The agreement follows several years of discussion and planning by the three dioceses. Archbishop Dolan, in his talk, credited his predecessor, Cardinal Egan, for initiating the effort.

The archbishop also noted that Cardinal Zenon Grocholewski, prefect for the Vatican Congregation for Catholic Education, recently expressed support for the initiative during a meeting the two had in Rome.

It also builds upon the dioceses’ cooperative success at the Catholic Seminary Residence at Immaculate Conception Center in Douglaston, Queens. This fall, young men from the Archdiocese of New York joined others from the Diocese of Brooklyn and Diocese of Rockville Centre in formation on the college and pretheology levels. Nearly 80 seminarians from the three dioceses, as well as from the dioceses of Rochester, Syracuse and Scranton, Pa., reside there.

Bishop DiMarzio, in his remarks, said he has seen a marked improvement at the residence that goes beyond the increase in the number of men there. “Whenever I’ve been there, I’ve seen a real change in the atmosphere,” he said.

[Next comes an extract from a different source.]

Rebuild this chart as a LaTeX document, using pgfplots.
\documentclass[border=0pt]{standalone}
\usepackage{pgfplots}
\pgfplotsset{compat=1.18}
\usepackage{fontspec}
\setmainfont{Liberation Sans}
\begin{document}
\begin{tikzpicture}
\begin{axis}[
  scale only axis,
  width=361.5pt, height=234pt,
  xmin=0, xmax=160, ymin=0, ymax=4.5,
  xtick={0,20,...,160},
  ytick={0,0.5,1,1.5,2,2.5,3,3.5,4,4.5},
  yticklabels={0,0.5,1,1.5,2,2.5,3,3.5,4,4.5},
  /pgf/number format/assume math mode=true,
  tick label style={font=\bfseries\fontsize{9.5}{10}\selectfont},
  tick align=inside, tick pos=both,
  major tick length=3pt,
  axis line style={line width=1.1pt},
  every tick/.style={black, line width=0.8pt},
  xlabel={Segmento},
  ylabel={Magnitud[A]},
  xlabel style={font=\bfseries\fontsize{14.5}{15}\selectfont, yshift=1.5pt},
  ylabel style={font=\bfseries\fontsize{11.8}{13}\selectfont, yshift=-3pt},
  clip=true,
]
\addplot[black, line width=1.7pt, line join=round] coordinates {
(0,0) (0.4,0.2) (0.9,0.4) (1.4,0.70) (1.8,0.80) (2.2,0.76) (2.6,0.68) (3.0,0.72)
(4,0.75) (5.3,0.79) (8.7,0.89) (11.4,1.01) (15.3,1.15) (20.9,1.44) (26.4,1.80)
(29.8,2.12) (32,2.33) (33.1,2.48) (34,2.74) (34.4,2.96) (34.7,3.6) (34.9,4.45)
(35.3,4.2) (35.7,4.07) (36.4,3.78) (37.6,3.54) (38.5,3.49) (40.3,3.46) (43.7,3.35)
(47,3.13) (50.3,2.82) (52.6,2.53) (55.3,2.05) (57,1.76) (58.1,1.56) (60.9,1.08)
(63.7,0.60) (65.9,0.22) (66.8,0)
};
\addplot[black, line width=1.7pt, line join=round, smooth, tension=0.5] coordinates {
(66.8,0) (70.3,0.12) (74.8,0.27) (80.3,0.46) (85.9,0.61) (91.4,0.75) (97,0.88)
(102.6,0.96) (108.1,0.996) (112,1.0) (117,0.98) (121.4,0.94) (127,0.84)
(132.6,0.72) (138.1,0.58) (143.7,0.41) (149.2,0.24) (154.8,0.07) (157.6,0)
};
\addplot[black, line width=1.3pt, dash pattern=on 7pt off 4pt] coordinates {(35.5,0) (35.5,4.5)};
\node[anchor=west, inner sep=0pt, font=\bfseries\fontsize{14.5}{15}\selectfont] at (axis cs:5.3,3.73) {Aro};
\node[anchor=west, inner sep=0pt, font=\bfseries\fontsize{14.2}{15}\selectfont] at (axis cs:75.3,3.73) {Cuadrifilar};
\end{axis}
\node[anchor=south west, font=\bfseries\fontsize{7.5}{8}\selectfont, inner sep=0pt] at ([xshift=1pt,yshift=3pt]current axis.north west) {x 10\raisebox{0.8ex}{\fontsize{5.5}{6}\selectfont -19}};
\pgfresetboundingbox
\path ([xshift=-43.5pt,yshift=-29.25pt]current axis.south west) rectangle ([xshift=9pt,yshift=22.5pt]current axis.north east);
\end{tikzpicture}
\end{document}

“It’s working out well,” said Father Luis Saldaña, a priest of the archdiocese who is vice rector at Cathedral Seminary Residence, told CNY. “The guys from all of the dioceses have mixed well. It’s important in the future to have friends, to have fraternity, beyond our limits.”

Father Saldana was one of a number of priests and seminarians from the archdiocese who traveled to the seminary in Huntington for the signing of the agreement.

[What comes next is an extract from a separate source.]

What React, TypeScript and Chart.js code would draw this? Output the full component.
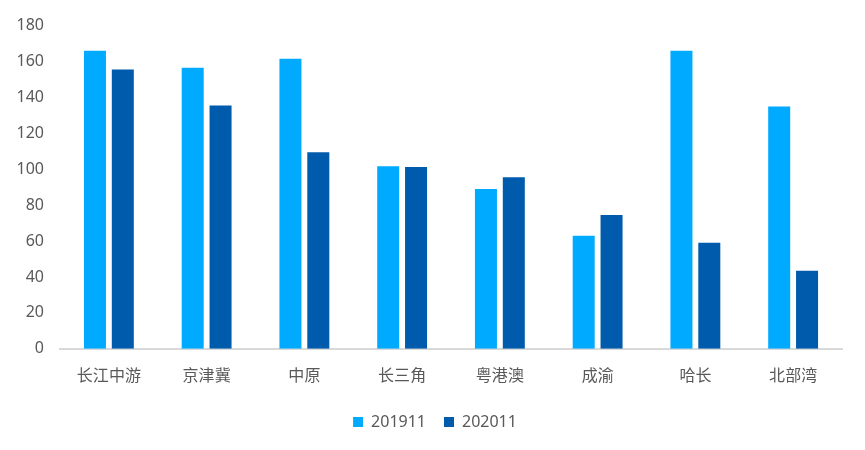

Also present was Father Joseph Franco, pastor of Sacred Heart parish in the Bronx who represented the archdiocesan Priests’ Council, as well as Father Andrew King, dean of admissions at St. Joseph’s Seminary.

Father Franco told CNY that priests and seminarians of the archdiocese broke out in applause earlier in the day when Archbishop Dolan announced word of the impending agreement during his homily at Evening Prayer for a gathering of seminary alumni.

Speaking about the seminarians who were present for the announcement, Father Franco said, “You can see the friendship forming, even tonight. They’re excited. I love the idea that there will be different personalities, with the seminarians from Long Island, Brooklyn and Queens and the archdiocese.”

“To bring that together is itself an education,” he said.

Under the agreement, each of the dioceses will retain ownership of their respective institutions, but they have established joint episcopal oversight of the three formation programs known as St. Charles Borromeo Inter-Diocesan Partnership in Spiritual and Theological Formation for Clergy, Religious and Laity.

Father James Massa, a priest of the Brooklyn Diocese, is serving as coordinator of transition for the interdiocesan partnership. He told CNY in an interview that the collaboration to be carried out in the tri-diocesan partnership “is kind of unprecedented.”

“This is seeking to foster communion,” or, in essence, a sharing of gifts, Father Massa said.

“It’s really the bishops coming together and partnering in a significant area of church life, the training of leadership. It’s comprehensive, across the board—it’s priests, it’s deacons, it’s lay people,” he explained.

Father Massa said that he and the members of committees charged with making specific recommendations to the three bishops will look at various issues in the coming months, including how to blend curricula of St. Joseph’s Seminary and Immaculate Conception Seminary, formalizing admissions policies for theology and pretheology programs, setting up programs for international priests, working in the area of preaching, determining positions which need to be filled in the respective programs and coordinating their work with the various accrediting agencies.

“It’s huge,” Father Massa said of the work to be undertaken. “This was just the warm-ups.”

After the agreement was signed, Bishop Murphy presided at solemn benediction and prayer in the seminary chapel for the new interdiocesan seminary partnership in the seminary chapel. He was joined by Archbishop Dolan and Bishop DiMarzio and by the many clergy, seminarians, seminary staff members and others who were present.